▸ GIVEN TASK:
Copy out exactly the lines spanning the line with "Clone this chart in seaborn and matplotlib." to the line with "from matplotlib.patches import Rectangle", inclusive, from the data underneath, with no pictures.

(Records from a data collection)
= = = =

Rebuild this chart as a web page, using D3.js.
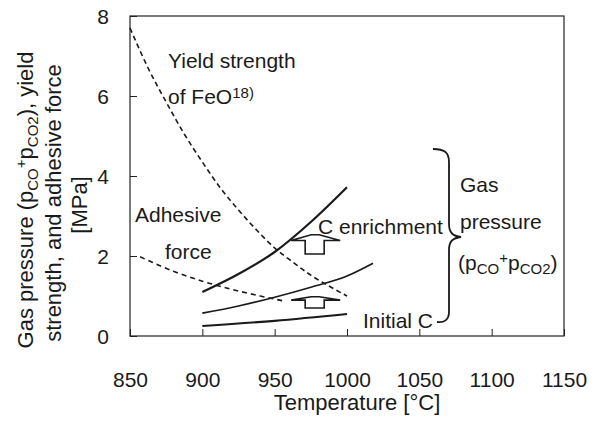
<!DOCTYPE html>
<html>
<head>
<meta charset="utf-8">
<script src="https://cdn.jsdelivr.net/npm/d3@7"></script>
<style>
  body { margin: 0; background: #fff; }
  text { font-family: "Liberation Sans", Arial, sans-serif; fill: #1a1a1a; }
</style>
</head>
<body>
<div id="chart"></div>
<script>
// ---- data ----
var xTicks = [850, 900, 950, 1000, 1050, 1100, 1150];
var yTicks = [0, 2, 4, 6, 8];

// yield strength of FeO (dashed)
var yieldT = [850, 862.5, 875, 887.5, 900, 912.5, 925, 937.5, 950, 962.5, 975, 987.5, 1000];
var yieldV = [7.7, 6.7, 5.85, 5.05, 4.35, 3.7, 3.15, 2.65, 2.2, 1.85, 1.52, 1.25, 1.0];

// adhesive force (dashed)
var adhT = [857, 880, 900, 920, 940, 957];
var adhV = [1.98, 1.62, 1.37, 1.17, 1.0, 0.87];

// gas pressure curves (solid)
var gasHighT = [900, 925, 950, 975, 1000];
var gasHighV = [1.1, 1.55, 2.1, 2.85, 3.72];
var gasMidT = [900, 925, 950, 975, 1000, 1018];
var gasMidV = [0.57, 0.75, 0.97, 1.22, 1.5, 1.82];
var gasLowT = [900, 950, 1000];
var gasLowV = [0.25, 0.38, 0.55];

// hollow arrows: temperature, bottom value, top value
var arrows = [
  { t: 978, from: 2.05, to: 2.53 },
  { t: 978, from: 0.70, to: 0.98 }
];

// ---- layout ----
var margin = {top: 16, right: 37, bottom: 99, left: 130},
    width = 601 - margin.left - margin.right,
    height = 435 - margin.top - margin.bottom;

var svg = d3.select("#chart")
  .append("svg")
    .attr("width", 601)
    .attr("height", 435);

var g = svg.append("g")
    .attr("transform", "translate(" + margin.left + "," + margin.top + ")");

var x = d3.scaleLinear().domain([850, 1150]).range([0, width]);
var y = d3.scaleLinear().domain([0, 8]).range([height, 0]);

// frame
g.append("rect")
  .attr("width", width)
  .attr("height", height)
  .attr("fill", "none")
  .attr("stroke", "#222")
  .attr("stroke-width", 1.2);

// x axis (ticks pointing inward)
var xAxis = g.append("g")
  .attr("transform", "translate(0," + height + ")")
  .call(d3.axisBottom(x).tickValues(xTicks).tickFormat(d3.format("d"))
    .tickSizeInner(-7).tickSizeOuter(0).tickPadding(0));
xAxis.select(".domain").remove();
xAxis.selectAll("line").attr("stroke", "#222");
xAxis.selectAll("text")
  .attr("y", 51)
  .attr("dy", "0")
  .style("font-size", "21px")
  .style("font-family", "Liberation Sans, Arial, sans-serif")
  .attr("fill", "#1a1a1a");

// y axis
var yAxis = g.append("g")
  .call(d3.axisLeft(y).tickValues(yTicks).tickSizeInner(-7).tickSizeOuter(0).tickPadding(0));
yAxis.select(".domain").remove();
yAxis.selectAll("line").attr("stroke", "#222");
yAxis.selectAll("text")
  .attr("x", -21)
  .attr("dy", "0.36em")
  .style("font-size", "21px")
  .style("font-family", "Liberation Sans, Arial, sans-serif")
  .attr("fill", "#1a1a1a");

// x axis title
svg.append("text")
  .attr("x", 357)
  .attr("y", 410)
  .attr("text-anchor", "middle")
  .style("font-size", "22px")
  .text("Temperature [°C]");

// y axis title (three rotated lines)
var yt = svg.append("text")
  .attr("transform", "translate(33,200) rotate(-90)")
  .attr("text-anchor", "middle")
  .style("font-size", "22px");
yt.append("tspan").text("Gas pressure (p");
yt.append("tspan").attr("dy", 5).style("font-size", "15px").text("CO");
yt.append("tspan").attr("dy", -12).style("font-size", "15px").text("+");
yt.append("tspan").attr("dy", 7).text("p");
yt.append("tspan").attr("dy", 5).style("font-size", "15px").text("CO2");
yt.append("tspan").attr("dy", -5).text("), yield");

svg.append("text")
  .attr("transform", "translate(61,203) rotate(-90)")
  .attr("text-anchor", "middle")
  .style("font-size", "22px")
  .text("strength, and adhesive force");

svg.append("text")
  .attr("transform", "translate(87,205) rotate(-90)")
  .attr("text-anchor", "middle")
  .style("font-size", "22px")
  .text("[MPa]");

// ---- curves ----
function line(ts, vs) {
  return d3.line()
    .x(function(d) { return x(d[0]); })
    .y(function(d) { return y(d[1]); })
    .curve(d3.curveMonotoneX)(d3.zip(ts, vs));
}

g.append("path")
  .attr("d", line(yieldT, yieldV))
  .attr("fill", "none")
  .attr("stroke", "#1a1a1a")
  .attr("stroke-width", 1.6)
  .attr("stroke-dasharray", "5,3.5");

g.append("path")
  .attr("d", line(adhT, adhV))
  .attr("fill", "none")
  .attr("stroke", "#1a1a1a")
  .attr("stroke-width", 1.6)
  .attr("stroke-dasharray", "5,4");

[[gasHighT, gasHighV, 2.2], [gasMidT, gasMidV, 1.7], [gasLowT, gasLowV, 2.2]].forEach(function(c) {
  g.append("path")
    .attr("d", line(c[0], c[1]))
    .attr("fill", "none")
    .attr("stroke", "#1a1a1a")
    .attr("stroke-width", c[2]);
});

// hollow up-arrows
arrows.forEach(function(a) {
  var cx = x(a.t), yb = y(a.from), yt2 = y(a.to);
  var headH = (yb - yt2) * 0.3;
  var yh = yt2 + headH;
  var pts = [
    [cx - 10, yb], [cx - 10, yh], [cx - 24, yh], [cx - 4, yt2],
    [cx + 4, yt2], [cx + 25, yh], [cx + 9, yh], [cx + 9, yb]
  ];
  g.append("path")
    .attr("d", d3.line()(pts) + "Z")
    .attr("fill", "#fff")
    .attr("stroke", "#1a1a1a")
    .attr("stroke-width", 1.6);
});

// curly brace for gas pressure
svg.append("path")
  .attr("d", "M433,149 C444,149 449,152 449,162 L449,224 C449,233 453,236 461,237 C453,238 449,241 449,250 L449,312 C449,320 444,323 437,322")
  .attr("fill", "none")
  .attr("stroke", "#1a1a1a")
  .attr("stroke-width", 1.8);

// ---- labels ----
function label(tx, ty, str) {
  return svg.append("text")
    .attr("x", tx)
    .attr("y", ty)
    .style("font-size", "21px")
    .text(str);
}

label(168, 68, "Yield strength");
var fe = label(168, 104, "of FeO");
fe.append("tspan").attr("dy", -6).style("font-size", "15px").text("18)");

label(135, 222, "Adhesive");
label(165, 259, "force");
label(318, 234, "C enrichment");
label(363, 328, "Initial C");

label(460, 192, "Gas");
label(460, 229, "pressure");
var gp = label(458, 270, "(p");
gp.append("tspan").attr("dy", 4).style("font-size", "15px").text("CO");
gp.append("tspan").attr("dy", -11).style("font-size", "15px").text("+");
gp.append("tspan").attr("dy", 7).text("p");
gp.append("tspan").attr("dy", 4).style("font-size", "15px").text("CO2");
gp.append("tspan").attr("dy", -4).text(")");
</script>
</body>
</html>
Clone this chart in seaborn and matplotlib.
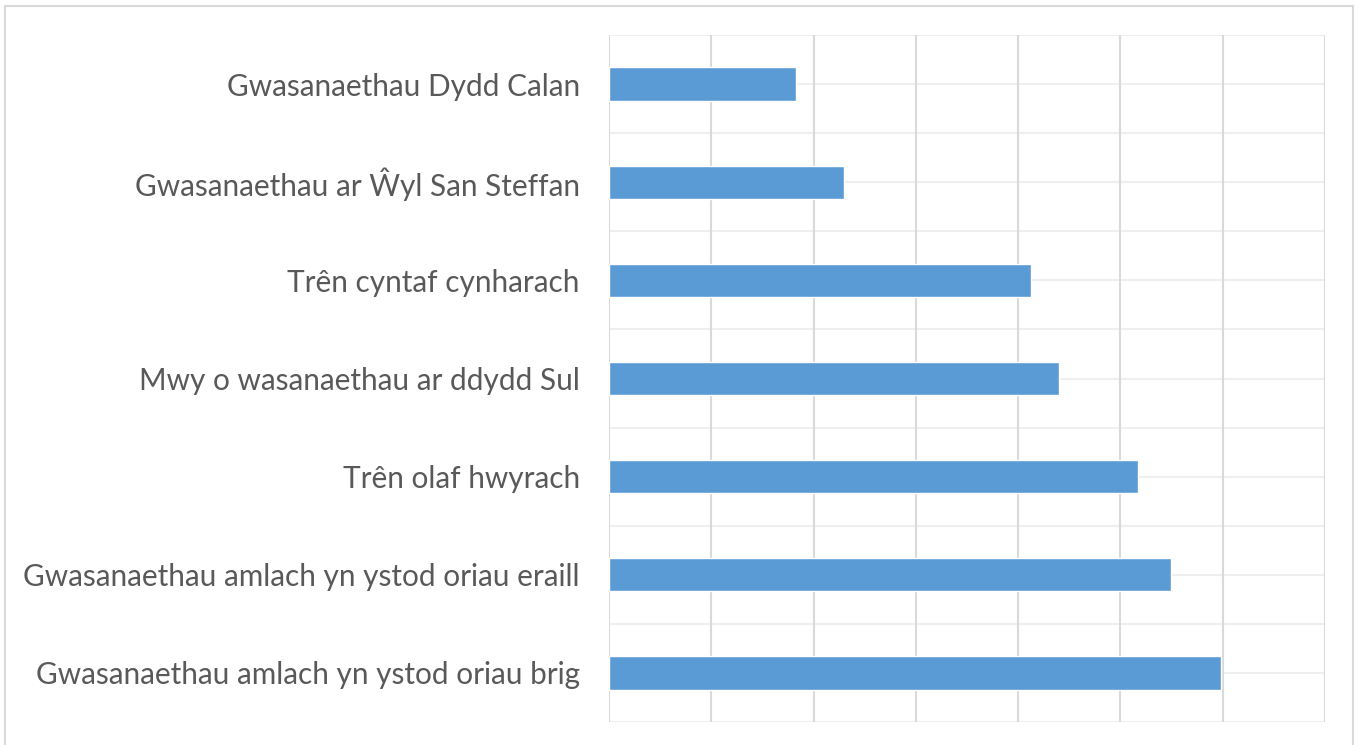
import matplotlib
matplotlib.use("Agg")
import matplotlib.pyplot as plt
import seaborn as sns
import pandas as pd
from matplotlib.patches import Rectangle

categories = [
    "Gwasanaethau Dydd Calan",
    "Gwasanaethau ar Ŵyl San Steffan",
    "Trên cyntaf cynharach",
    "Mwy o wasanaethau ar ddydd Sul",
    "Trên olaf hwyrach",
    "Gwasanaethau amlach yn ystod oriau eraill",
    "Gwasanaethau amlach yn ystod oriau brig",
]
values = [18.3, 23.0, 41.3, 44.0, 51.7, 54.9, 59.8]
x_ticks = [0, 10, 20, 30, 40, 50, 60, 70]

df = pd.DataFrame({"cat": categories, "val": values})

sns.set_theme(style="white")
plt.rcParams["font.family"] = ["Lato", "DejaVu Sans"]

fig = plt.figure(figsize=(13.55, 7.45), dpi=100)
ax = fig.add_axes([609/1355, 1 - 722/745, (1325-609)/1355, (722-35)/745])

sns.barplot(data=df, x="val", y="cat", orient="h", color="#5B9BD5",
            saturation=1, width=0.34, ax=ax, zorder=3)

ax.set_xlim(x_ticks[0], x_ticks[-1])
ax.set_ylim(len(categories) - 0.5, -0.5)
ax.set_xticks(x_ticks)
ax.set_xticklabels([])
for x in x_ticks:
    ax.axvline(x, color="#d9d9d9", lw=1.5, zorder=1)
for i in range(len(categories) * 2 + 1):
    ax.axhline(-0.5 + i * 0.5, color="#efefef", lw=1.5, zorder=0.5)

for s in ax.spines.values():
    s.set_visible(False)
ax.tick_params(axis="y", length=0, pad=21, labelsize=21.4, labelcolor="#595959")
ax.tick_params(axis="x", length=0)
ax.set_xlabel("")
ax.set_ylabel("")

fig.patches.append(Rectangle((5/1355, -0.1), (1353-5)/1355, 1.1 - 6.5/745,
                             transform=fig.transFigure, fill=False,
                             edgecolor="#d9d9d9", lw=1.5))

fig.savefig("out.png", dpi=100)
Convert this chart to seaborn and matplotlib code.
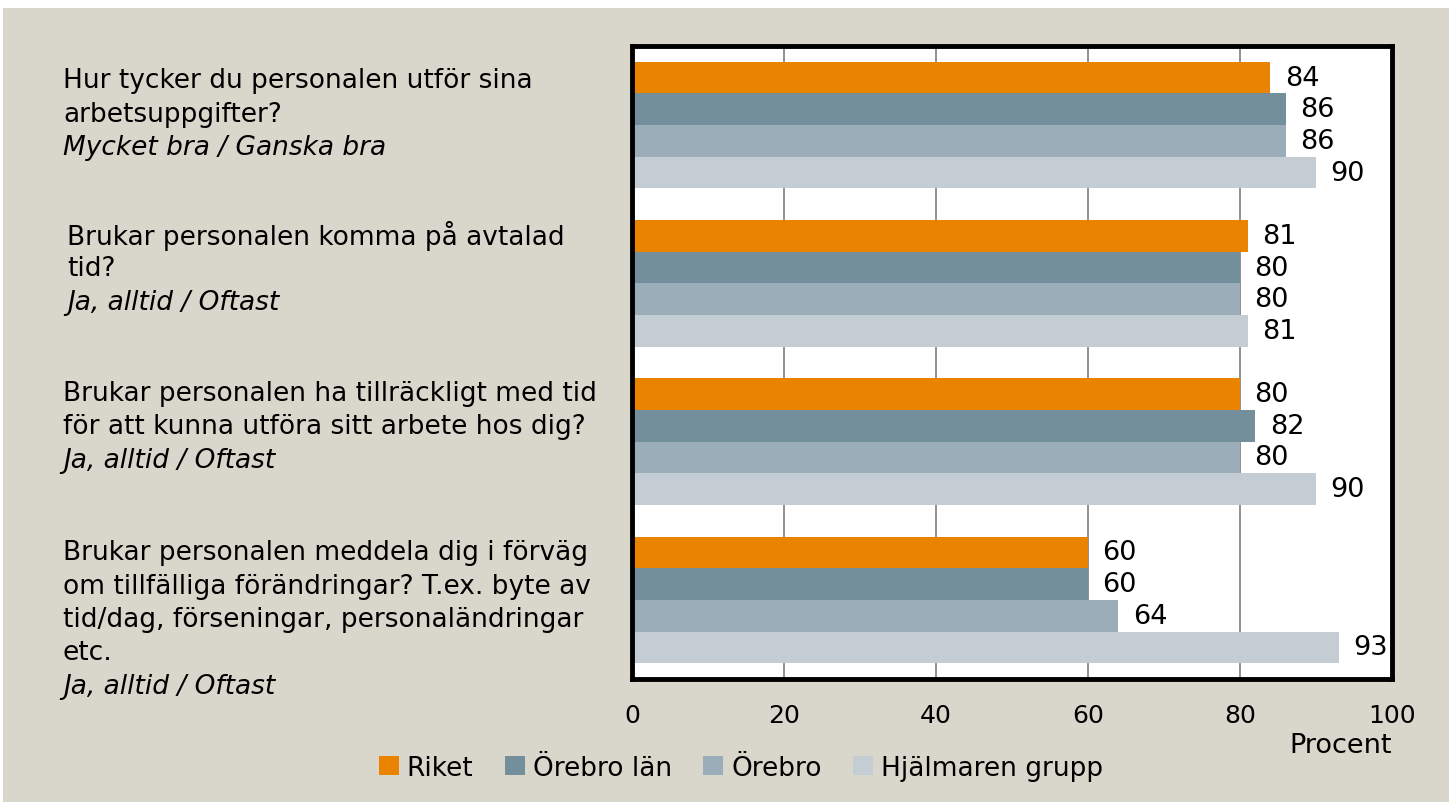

= = = =

▸ ANSWER IN FULL:
Clone this chart in seaborn and matplotlib.
import matplotlib
matplotlib.use("Agg")
import matplotlib.pyplot as plt
import seaborn as sns
import pandas as pd
from matplotlib.patches import Rectangle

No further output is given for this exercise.